Prompt → Copy out lines with the word "chart" from the material that follows.
---
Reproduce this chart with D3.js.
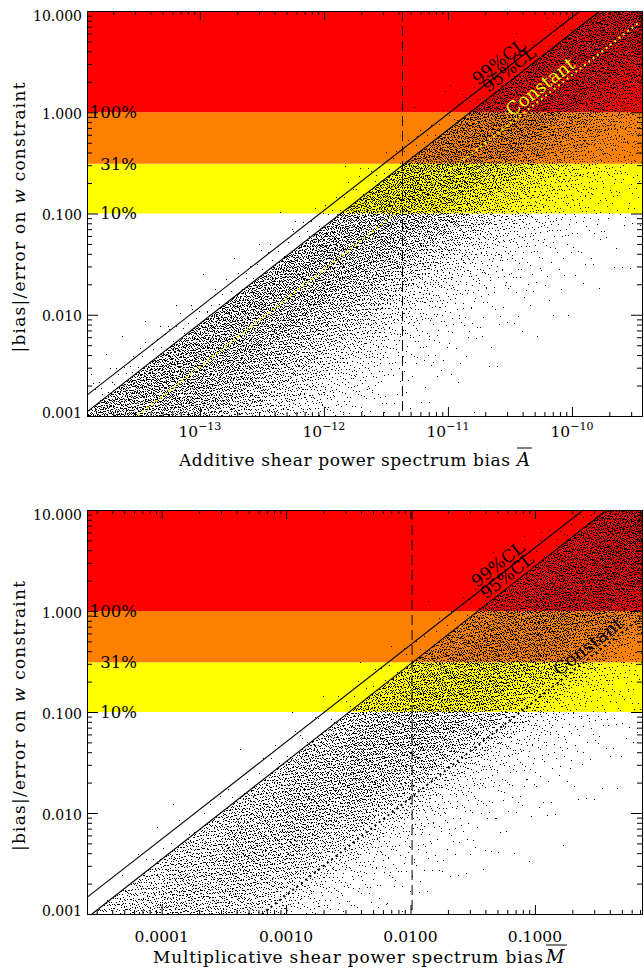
<!DOCTYPE html>
<html>
<head>
<meta charset="utf-8">
<script src="https://cdn.jsdelivr.net/npm/d3@7"></script>
<style>
  body { margin: 0; background: #fff; }
  text { font-family: "DejaVu Serif", serif; fill: #000; }
</style>
</head>
<body>
<svg id="chart" width="644" height="968"></svg>
<script>
// ---- shared values ----
const yDomain = [0.001, 10]
const yTicks = [0.001, 0.01, 0.1, 1, 10]
const yTickLabels = ['0.001', '0.010', '0.100', '1.000', '10.000']

// colour bands: [low, high] on the y axis, with the label at the low edge
const bandLows = [0.1, 0.31, 1]
const bandHighs = [0.31, 1, 10]
const bandColors = ['#ffff00', '#ff8000', '#ff0000']
const bandLabels = ['10%', '31%', '100%']

// scatter density grid: columns in log10(x) (0.5 dex wide),
// rows in dex below the 95% CL line (0.25 dex tall), values = points per cell
const colStep = 0.5
const rowStep = 0.25
const dRows = [-0.5, -0.25, 0, 0.25, 0.5, 0.75, 1, 1.25, 1.5, 1.75, 2, 2.25, 2.5, 2.75]

// ---- top panel: additive bias ----
const topXDomain = [1.23e-14, 3.67e-10]
const topXTicks = [1e-13, 1e-12, 1e-11, 1e-10]
const topXExps = ['\u221213', '\u221212', '\u221211', '\u221210']
const topCl99 = [[1.23e-14, 1.61e-3], [1.16e-10, 10]]
const topCl95 = [[1.23e-14, 1.10e-3], [1.68e-10, 10]]
const topConst = [[3.19e-14, 1.02e-3], [3.53e-10, 7.83]]
const topDash = 4.3e-12
const topLabelX = [2.88e-11, 3.49e-11, 6.25e-11]   // 99%CL, 95%CL, Constant
const topCols = [-14, -13.5, -13, -12.5, -12, -11.5, -11, -10.5, -10, -9.5]
const topDensity = [
  [3, 22, 600, 620, 560, 460, 350, 250, 160, 90, 45, 20, 8, 3],
  [3, 22, 600, 620, 560, 460, 350, 250, 160, 90, 45, 20, 8, 3],
  [3, 20, 600, 620, 560, 450, 340, 240, 150, 85, 42, 18, 7, 3],
  [2, 18, 600, 630, 560, 440, 320, 220, 130, 70, 35, 15, 6, 2],
  [2, 18, 610, 640, 560, 430, 300, 190, 110, 58, 28, 12, 5, 2],
  [2, 18, 620, 660, 560, 420, 270, 150, 80, 40, 18, 8, 3, 1],
  [2, 20, 640, 680, 580, 430, 270, 150, 80, 38, 17, 8, 3, 1],
  [3, 24, 670, 720, 620, 460, 285, 160, 85, 40, 18, 8, 3, 1],
  [3, 26, 700, 750, 650, 480, 300, 165, 90, 42, 20, 9, 4, 1],
  [3, 26, 700, 750, 650, 480, 300, 165, 90, 42, 20, 9, 4, 1]
]

// ---- bottom panel: multiplicative bias ----
const botXDomain = [2.51e-5, 0.726]
const botXTicks = [1e-4, 1e-3, 1e-2, 1e-1]
const botXTickLabels = ['0.0001', '0.0010', '0.0100', '0.1000']
const botCl99 = [[2.51e-5, 1.46e-3], [0.245, 10]]
const botCl95 = [[2.75e-5, 1.0e-3], [0.377, 10]]
const botConst = [[6.4e-4, 1.0e-3], [0.726, 0.873]]
const botDash = 0.0103
const botLabelX = [0.0564, 0.0665, 0.299]
const botCols = [-5, -4.5, -4, -3.5, -3, -2.5, -2, -1.5, -1, -0.5]
const botDensity = [
  [1, 5, 175, 196, 196, 175, 133, 70, 32, 16, 8, 4, 2, 1],
  [1, 6, 225, 252, 252, 225, 171, 90, 41, 20, 10, 5, 2, 1],
  [1, 8, 275, 308, 308, 275, 209, 110, 50, 25, 12, 6, 2, 1],
  [1, 9, 325, 364, 364, 325, 247, 130, 59, 29, 14, 7, 3, 1],
  [2, 11, 375, 420, 420, 375, 285, 150, 68, 32, 15, 7, 3, 1],
  [2, 12, 425, 476, 476, 425, 323, 165, 72, 34, 16, 7, 3, 1],
  [2, 13, 475, 532, 532, 475, 361, 180, 78, 36, 17, 8, 3, 1],
  [2, 15, 525, 588, 588, 525, 399, 195, 85, 38, 18, 8, 3, 1],
  [2, 17, 600, 672, 672, 600, 456, 225, 95, 42, 20, 9, 4, 2],
  [3, 19, 675, 756, 756, 675, 513, 250, 105, 46, 22, 10, 4, 2]
]

const svg = d3.select('#chart')
const plotLeft = 87, plotRight = 642

const panels = [
  {
    top: 11, bottom: 416, xDomain: topXDomain, xTicks: topXTicks, xExps: topXExps,
    cl99: topCl99, cl95: topCl95, constLine: topConst, dash: topDash, labelX: topLabelX,
    cols: topCols, density: topDensity, constColor: '#ffff00', constWidth: 2,
    xLabelY: 437, titleY: 466, xTitle: 'Additive shear power spectrum bias',
    titleStart: 179, titleLen: 331, symbol: 'A', symbolX: 517
  },
  {
    top: 510, bottom: 914, xDomain: botXDomain, xTicks: botXTicks, xTickLabels: botXTickLabels,
    cl99: botCl99, cl95: botCl95, constLine: botConst, dash: botDash, labelX: botLabelX,
    cols: botCols, density: botDensity, constColor: '#000', constWidth: 2,
    xLabelY: 942, titleY: 963, xTitle: 'Multiplicative shear power spectrum bias',
    titleStart: 153, titleLen: 390, symbol: 'M', symbolX: 546
  }
]

// low-discrepancy sequence used to spread a cell's points inside the cell
function halton(i, b) {
  let f = 1, r = 0
  while (i > 0) {
    f /= b
    r += f * (i % b)
    i = Math.floor(i / b)
  }
  return r
}

function drawPanel(p) {
  const x = d3.scaleLog().domain(p.xDomain).range([plotLeft, plotRight])
  const y = d3.scaleLog().domain(yDomain).range([p.bottom, p.top])
  const g = svg.append('g')

  // colour bands
  bandLows.forEach((lo, i) => {
    g.append('rect')
      .attr('x', plotLeft).attr('width', plotRight - plotLeft)
      .attr('y', y(bandHighs[i])).attr('height', y(lo) - y(bandHighs[i]))
      .attr('fill', bandColors[i])
  })

  // scatter points from the density grid
  const [[ax, ay], [bx, by]] = p.cl95
  const slope = (Math.log10(by) - Math.log10(ay)) / (Math.log10(bx) - Math.log10(ax))
  let idx = 1, path = ''
  p.cols.forEach((u0, ci) => {
    p.density[ci].forEach((n, ri) => {
      const d0 = dRows[ri]
      for (let k = 0; k < n; k++, idx++) {
        const u = u0 + halton(idx, 2) * colStep
        const d = d0 + halton(idx, 3) * rowStep
        const ly = Math.log10(ay) + (u - Math.log10(ax)) * slope - d
        const px = Math.floor(x(Math.pow(10, u)))
        const py = Math.floor(y(Math.pow(10, ly)))
        if (px < plotLeft || px >= plotRight || py < p.top || py >= p.bottom) continue
        path += 'M' + px + ',' + py + 'h1v1h-1z'
      }
    })
  })
  g.append('path').attr('d', path).attr('fill', '#000').attr('shape-rendering', 'crispEdges')

  // band labels
  bandLows.forEach((lo, i) => {
    g.append('text')
      .attr('x', 137).attr('y', y(lo)).attr('dy', '0.36em')
      .attr('text-anchor', 'end').attr('font-size', 16.5)
      .text(bandLabels[i])
  })

  // lines
  const line = d3.line().x(d => x(d[0])).y(d => y(d[1]))
  g.append('path').datum(p.cl99).attr('d', line).attr('stroke', '#000').attr('stroke-width', 1.1).attr('fill', 'none')
  g.append('path').datum(p.cl95).attr('d', line).attr('stroke', '#000').attr('stroke-width', 1.1).attr('fill', 'none')
  g.append('path').datum(p.constLine).attr('d', line)
    .attr('stroke', p.constColor).attr('stroke-width', p.constWidth)
    .attr('stroke-dasharray', '2,3.5').attr('fill', 'none')
  g.append('line')
    .attr('x1', x(p.dash)).attr('x2', x(p.dash)).attr('y1', p.top).attr('y2', p.bottom)
    .attr('stroke', '#000').attr('stroke-dasharray', '10,5')

  // rotated line labels
  const lineLabels = [
    { ln: p.cl99, text: '99%CL', color: '#000', size: 17 },
    { ln: p.cl95, text: '95%CL', color: '#000', size: 17 },
    { ln: p.constLine, text: 'Constant', color: p.constColor, size: 18 }
  ]
  lineLabels.forEach((l, i) => {
    const [[x0, y0], [x1, y1]] = l.ln
    const s = (Math.log10(y1) - Math.log10(y0)) / (Math.log10(x1) - Math.log10(x0))
    const lx = p.labelX[i]
    const ly = Math.pow(10, Math.log10(y0) + (Math.log10(lx) - Math.log10(x0)) * s)
    const angle = Math.atan2(y(y1) - y(y0), x(x1) - x(x0)) * 180 / Math.PI
    g.append('text')
      .attr('transform', 'translate(' + x(lx) + ',' + y(ly) + ') rotate(' + angle + ')')
      .attr('dy', -4).attr('text-anchor', 'middle').attr('font-size', l.size)
      .style('fill', l.color)
      .text(l.text)
  })

  // axes: ticks point inward on all four sides
  const xMinor = x.ticks().filter(t => !p.xTicks.some(m => Math.abs(t - m) / m < 1e-6))
  const yMinor = y.ticks().filter(t => !yTicks.some(m => Math.abs(t - m) / m < 1e-6))
  const axis = (fn, scale, vals, size, tr) => {
    g.append('g').attr('transform', tr)
      .call(fn(scale).tickValues(vals).tickSize(-size).tickSizeOuter(0).tickFormat(''))
      .selectAll('line, path').attr('stroke', '#000')
  }
  axis(d3.axisBottom, x, p.xTicks, 9, 'translate(0,' + p.bottom + ')')
  axis(d3.axisBottom, x, xMinor, 4, 'translate(0,' + p.bottom + ')')
  axis(d3.axisTop, x, p.xTicks, 9, 'translate(0,' + p.top + ')')
  axis(d3.axisTop, x, xMinor, 4, 'translate(0,' + p.top + ')')
  axis(d3.axisLeft, y, yTicks, 11, 'translate(' + plotLeft + ',0)')
  axis(d3.axisLeft, y, yMinor, 5, 'translate(' + plotLeft + ',0)')
  axis(d3.axisRight, y, yTicks, 11, 'translate(' + plotRight + ',0)')
  axis(d3.axisRight, y, yMinor, 5, 'translate(' + plotRight + ',0)')

  // y tick labels
  yTicks.forEach((t, i) => {
    const ty = Math.min(Math.max(y(t) + 1.5, p.top + 5), p.bottom - 3.5)
    g.append('text')
      .attr('x', 82).attr('y', ty).attr('dy', '0.36em')
      .attr('text-anchor', 'end').attr('font-size', 14)
      .text(yTickLabels[i])
  })

  // x tick labels
  p.xTicks.forEach((t, i) => {
    const txt = g.append('text')
      .attr('x', x(t)).attr('y', p.xLabelY)
      .attr('text-anchor', 'middle').attr('font-size', 15.5)
    if (p.xExps) {
      txt.append('tspan').text('10')
      txt.append('tspan').attr('dy', -7).attr('font-size', 11).text(p.xExps[i])
    } else {
      txt.text(p.xTickLabels[i])
    }
  })

  // x title with overlined symbol
  g.append('text')
    .attr('x', p.titleStart).attr('y', p.titleY).attr('font-size', 17)
    .attr('textLength', p.titleLen).attr('lengthAdjust', 'spacing')
    .text(p.xTitle)
  g.append('text')
    .attr('x', p.symbolX).attr('y', p.titleY).attr('font-size', 18)
    .attr('font-style', 'italic')
    .text(p.symbol)
  g.append('line')
    .attr('x1', p.symbolX).attr('x2', p.symbolX + (p.symbol === 'M' ? 21 : 15))
    .attr('y1', p.titleY - 18).attr('y2', p.titleY - 18)
    .attr('stroke', '#000').attr('stroke-width', 1)

  // y title
  const yt = g.append('text')
    .attr('transform', 'translate(25,' + ((p.top + p.bottom) / 2 + 4) + ') rotate(-90)')
    .attr('text-anchor', 'middle').attr('font-size', 17)
    .attr('textLength', 270).attr('lengthAdjust', 'spacing')
  yt.append('tspan').text('|bias|/error on ')
  yt.append('tspan').attr('font-style', 'italic').text('w')
  yt.append('tspan').text(' constraint')
}

panels.forEach(drawPanel)
</script>
</body>
</html>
---
Task answer →
Reproduce this chart with D3.js.
<svg id="chart" width="644" height="968"></svg>
const svg = d3.select('#chart')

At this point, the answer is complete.